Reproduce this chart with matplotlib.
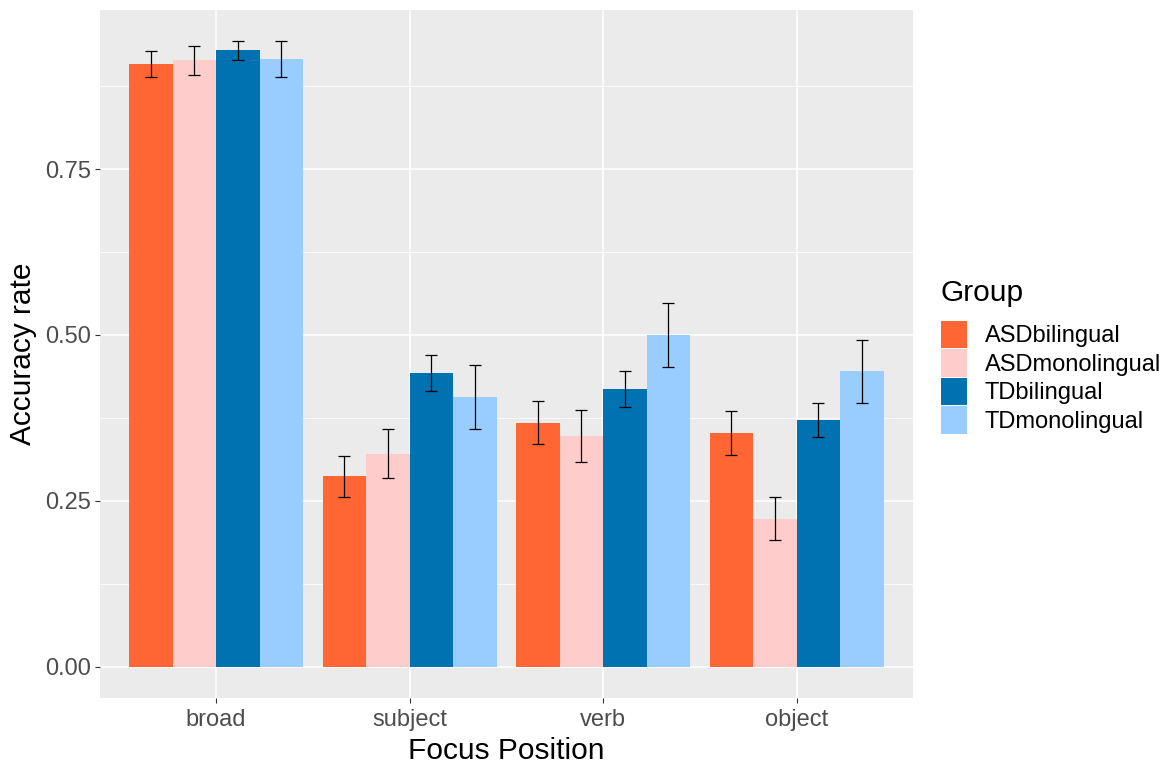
import numpy as np
import matplotlib
matplotlib.use("Agg")
import matplotlib.pyplot as plt
from matplotlib.patches import Patch

plt.rcParams['font.family'] = ['Liberation Sans', 'DejaVu Sans']

positions = ['broad', 'subject', 'verb', 'object']
groups = ['ASDbilingual', 'ASDmonolingual', 'TDbilingual', 'TDmonolingual']
colors = ['#FF6633', '#FFCCCC', '#0072B2', '#99CCFF']

# mean accuracy per group, in order of positions
asd_bi = [0.908, 0.287, 0.368, 0.352]
asd_mono = [0.914, 0.321, 0.348, 0.223]
td_bi = [0.929, 0.443, 0.418, 0.372]
td_mono = [0.916, 0.406, 0.500, 0.445]
means = [asd_bi, asd_mono, td_bi, td_mono]

# standard errors
asd_bi_se = [0.020, 0.031, 0.033, 0.033]
asd_mono_se = [0.022, 0.037, 0.039, 0.032]
td_bi_se = [0.014, 0.027, 0.027, 0.026]
td_mono_se = [0.027, 0.048, 0.048, 0.048]
ses = [asd_bi_se, asd_mono_se, td_bi_se, td_mono_se]

fig = plt.figure(figsize=(11.76, 7.67), dpi=100)
ax = fig.add_axes([100/1176, 1-697.7/767, 812.7/1176, 687.7/767])
ax.set_facecolor('#EBEBEB')

x = np.arange(1, len(positions)+1)
w = 0.225
for i in range(4):
    xi = x + (i - 1.5)*w
    ax.bar(xi, means[i], width=w, color=colors[i], zorder=3, label=groups[i])
    ax.errorbar(xi, means[i], yerr=ses[i], fmt='none', ecolor='black',
                elinewidth=0.9, capsize=4, capthick=0.9, zorder=4)

ax.set_xlim(0.4, 4.6)
ax.set_ylim(-0.0467, 0.9896)
ax.set_xticks(x)
ax.set_xticklabels(positions)
ax.set_yticks([0, 0.25, 0.5, 0.75])
ax.set_yticklabels(['0.00', '0.25', '0.50', '0.75'])
ax.set_yticks([0.125, 0.375, 0.625, 0.875], minor=True)
ax.grid(which='major', color='white', linewidth=1.1, zorder=0)
ax.grid(which='minor', axis='y', color='white', linewidth=0.55, zorder=0)
ax.set_axisbelow(True)
for s in ax.spines.values():
    s.set_visible(False)
ax.tick_params(which='major', length=3.3, width=0.8, color='#333333',
               labelsize=17, labelcolor='#4D4D4D', pad=3)
ax.tick_params(axis='x', pad=5)
ax.tick_params(which='minor', length=0)

ax.set_xlabel('Focus Position', fontsize=21.5, labelpad=4)
ax.set_ylabel('Accuracy rate', fontsize=21.5, labelpad=6)

handles = [Patch(facecolor=c, edgecolor='none') for c in colors]
leg = fig.legend(handles, groups, title='Group', loc='upper left',
                 bbox_to_anchor=(941/1176, 1-279/767), frameon=False,
                 fontsize=17, title_fontsize=21.5, borderpad=0,
                 borderaxespad=0, handlelength=1.1, handleheight=1.4,
                 labelspacing=0.05, handletextpad=0.75)
leg._legend_box.align = 'left'
leg._legend_box.sep = 10

fig.savefig('out.png', dpi=100)
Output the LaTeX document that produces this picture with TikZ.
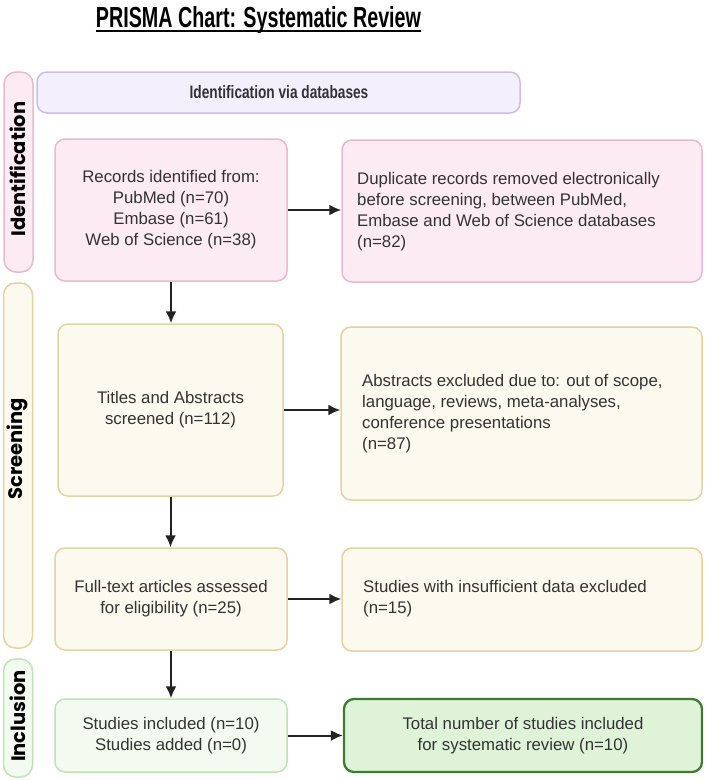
\documentclass[tikz,border=0pt]{standalone}
\usepackage{fontspec}
\setmainfont{Liberation Sans}
\newfontfamily\titlefont[FakeStretch=0.68]{Liberation Sans}
\newfontfamily\bannerfont[FakeStretch=0.76]{Liberation Sans}
\newfontfamily\sidefont{Poppins}
\usetikzlibrary{arrows.meta}
\definecolor{pinkfill}{HTML}{FDEBF4}
\definecolor{pinkline}{HTML}{E9B9CF}
\definecolor{lavfill}{HTML}{F4EFFD}
\definecolor{lavline}{HTML}{CDBDEB}
\definecolor{yelfill}{HTML}{FCF9EE}
\definecolor{yelline}{HTML}{E3D3A0}
\definecolor{grnfill}{HTML}{F3FBF1}
\definecolor{grnline}{HTML}{BEE3B4}
\definecolor{totfill}{HTML}{DFF3D8}
\definecolor{totline}{HTML}{3E7B30}
\definecolor{txt}{HTML}{333333}
\definecolor{arr}{HTML}{222222}
\begin{document}
\begin{tikzpicture}[x=1pt,y=-1pt,
  box/.style={draw, line width=1.5pt, rounded corners=10pt, inner sep=0pt},
  pinkbox/.style={box, draw=pinkline, fill=pinkfill},
  lavbox/.style={box, draw=lavline, fill=lavfill},
  yelbox/.style={box, draw=yelline, fill=yelfill},
  grnbox/.style={box, draw=grnline, fill=grnfill},
  totbox/.style={box, draw=totline, fill=totfill, line width=2.3pt},
  sidebar/.style={draw, line width=1.5pt, rounded corners=12pt, inner sep=0pt, minimum width=29},
  boxtext/.style={text=txt, font=\fontsize{16.8}{21}\selectfont, align=center, inner sep=0pt},
  lefttext/.style={text=txt, font=\fontsize{16.8}{21}\selectfont, align=left, inner sep=0pt, anchor=west},
  sidetext/.style={rotate=90, font=\sidefont\bfseries\fontsize{19.5}{22}\selectfont, inner sep=0pt},
  flow/.style={draw=arr, line width=2pt, -{Latex[length=12pt,width=11pt]}}
]
\useasboundingbox (0,0) rectangle (708,780);
\fill[white] (0,0) rectangle (708,780);

% title
\node[font=\titlefont\bfseries\fontsize{29}{32}\selectfont, inner sep=0pt, anchor=base] (title) at (258.5,27) {PRISMA Chart: Systematic Review};
\draw[line width=2pt] (title.base west) ++(0,3.5) coordinate (ul1) -- (title.base east |- ul1);

% side bars
\node[sidebar, draw=pinkline, fill=pinkfill, minimum height=200] (sbI) at (18.5,172) {};
\node[sidebar, draw=yelline, fill=yelfill, minimum height=365] (sbS) at (18,465.5) {};
\node[sidebar, draw=grnline, fill=grnfill, minimum height=118] (sbN) at (18,718) {};
\node[sidetext] (tI) at (17.5,169) {Identification};
\node[sidetext] (tS) at (17.5,449) {Screening};
\node[sidetext] (tN) at (17.5,716) {Inclusion};

% banner
\node[lavbox, minimum width=483, minimum height=41] (banner) at (278.5,92.5) {};
\node[font=\bannerfont\bfseries\fontsize{18}{20}\selectfont, text=txt, inner sep=0pt] (bannertext) at (279,92.5) {Identification via databases};

% boxes
\node[pinkbox, minimum width=232, minimum height=142] (A) at (171,210) {};
\node[boxtext] (At) at (171,210) {Records identified from:\\PubMed (n=70)\\Embase (n=61)\\Web of Science (n=38)};

\node[pinkbox, minimum width=360, minimum height=142] (B) at (522,211) {};
\node[lefttext] (Bt) at (357,212) {Duplicate records removed electronically\\before screening, between PubMed,\\Embase and Web of Science databases\\(n=82)};

\node[yelbox, minimum width=225, minimum height=172] (C) at (170.5,410) {};
\node[boxtext] (Ct) at (170.5,410) {Titles and Abstracts\\screened (n=112)};

\node[yelbox, minimum width=361, minimum height=173] (D) at (521.5,413.5) {};
\node[lefttext] (Dt) at (362,413.5) {Abstracts excluded due to: out of scope,\\language, reviews, meta-analyses,\\conference presentations\\(n=87)};

\node[yelbox, minimum width=232, minimum height=102] (E) at (171,599) {};
\node[boxtext] (Et) at (171,599) {Full-text articles assessed\\for eligibility (n=25)};

\node[yelbox, minimum width=360, minimum height=103] (F) at (522,599.5) {};
\node[lefttext] (Ft) at (363,599) {Studies with insufficient data excluded\\(n=15)};

\node[grnbox, minimum width=232, minimum height=73] (G) at (171,735.5) {};
\node[boxtext] (Gt) at (171,736) {Studies included (n=10)\\Studies added (n=0)};

\node[totbox, minimum width=358, minimum height=73] (H) at (523,735.5) {};
\node[boxtext] (Ht) at (523,736) {Total number of studies included\\for systematic review (n=10)};

% connectors
\draw[flow] (A.east) -- (A.east -| B.west);
\draw[flow] (A.south) -- (A.south |- C.north);
\draw[flow] (C.east) -- (C.east -| D.west);
\draw[flow] (C.south) -- (C.south |- E.north);
\draw[flow] (E.east) -- (E.east -| F.west);
\draw[flow] (E.south) -- (E.south |- G.north);
\draw[flow] (G.east) -- (G.east -| H.west);
\end{tikzpicture}
\end{document}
● ● ● ●
Omit every picture, and please return the entries exactly from the first line through the line with "colors = ['#FF6633', '#FFCCCC', '#0072B2', '#99CCFF']", both included.

* **SOLUTION TO THE EXERCISE**:
Reproduce this chart with matplotlib.
import numpy as np
import matplotlib
matplotlib.use("Agg")
import matplotlib.pyplot as plt
from matplotlib.patches import Patch

plt.rcParams['font.family'] = ['Liberation Sans', 'DejaVu Sans']

positions = ['broad', 'subject', 'verb', 'object']
groups = ['ASDbilingual', 'ASDmonolingual', 'TDbilingual', 'TDmonolingual']
colors = ['#FF6633', '#FFCCCC', '#0072B2', '#99CCFF']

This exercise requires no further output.